9 September 2013

Cicero wrote: ‘People think I have lost my senses if I speak on politics as I ought, and a powerless prisoner if I say nothing.’

Nicolas Werth, the great chronicler of Stalin’s murdered millions, achieved by the silent approval of the masses, defined the authorising system of the genocide as being possible due to ‘the fictionalisation of the political discourse.’

In Britain the last gasps of theorising on power came from the shipwrecked European exiles washed upon its shores after the wreckage of Russia and Germany, Isiah Berlin and Lewis Namier whose writings today can be seen as worthless, mere visa applications. The last sixty years have simply been void of either deep analysis or high aspiration of our human crisis.

Numbed by an epoch of dictatorships, we bowed our necks and accepted the appalling transfer of power from political forum to banking institution, from legislation to information technology. With Edward Snowden a homeless exile in Russia, in danger of his life, the words Cicero wrote to Marcellus in exile, still stand: “Wherever you are, remember, that you are equally within the power of the conqueror.”

If you want a date from which this distortion of rational political discourse began surely, the foundational moment arrives with the first issue of paper money establishing the American Revolution, which bore the motto: ‘Libertas carior auro’ – Liberty is dearer than gold money. Once the transfer of owned wealth was accepted as surrendered to receive in its place a piece of paper – that is enslavement – it was to be renamed liberty.

The American adventure began with clarity – facing the knowledge that elite rule worked but the masses had to be acknowledged. John Adams, founder of the new nation, author of ‘A Defence of the Consitutions of the United States’, wrote: ‘I was always for a free republic, not a democracy, which is arbitrary, tyrannical, bloody, cruel and intolerable as a government.’

The macabre doctrine of government by a universal-franchise has doomed the world to a cycle of genocidal disasters, the worst of which – if things do not change – has yet to come.

Montesquieu wrote in his still radical text, ‘L’Esprit des Lois’: ‘Le bas peuple, qui est le tyran le plus insolent que l’on puisse avoir…Ils sont en quellque façon libres et par consequent insolents; car il n’y a rien pis que la populace libre.’

‘There is nothing worse than a free populace.’ The phrase still shocks. However, an examination of modern history shows that what has structurally presented itself as the rule of the masses has not only revealed itself to be either a rule by dictator or by a tiny oligarchy, e.g. World War Two with a popular dictator versus an imposed dictator allied to a tiny American elite.

The recent holocaust that shattered Iraq was steered by two dubious leaders against the recorded desire of the British and American masses.
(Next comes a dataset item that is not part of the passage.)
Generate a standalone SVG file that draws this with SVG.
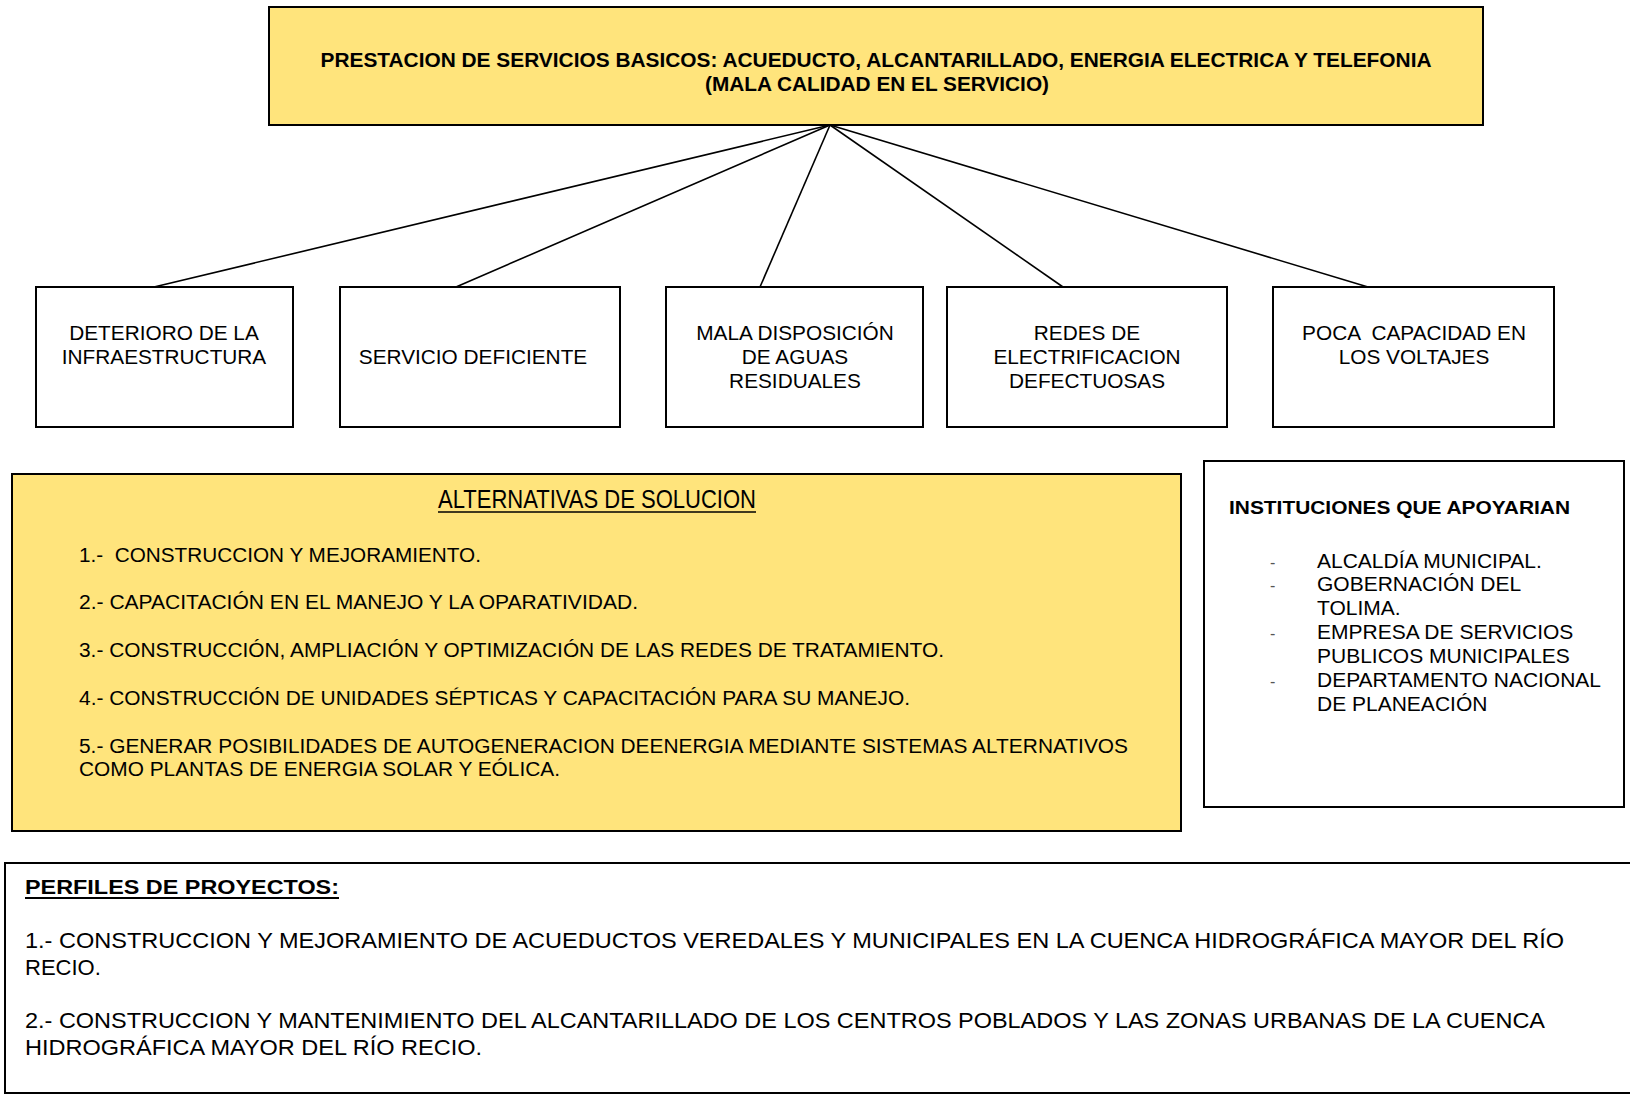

More profound remains our present situation. For those romantics who believe still that the mass electorate must decide – a completely new situation now adheres. The nation state – vehicle of the electoral process – is now an empty shell whose only reality is its national football team. All the cords and sinews, blood and muscle of the modern community stretch way beyond the local electorate.

As Harold Laski wrote back in the 1930’s:

‘A new formula was needed for a state of which the roots had spread beyond the voting audience.’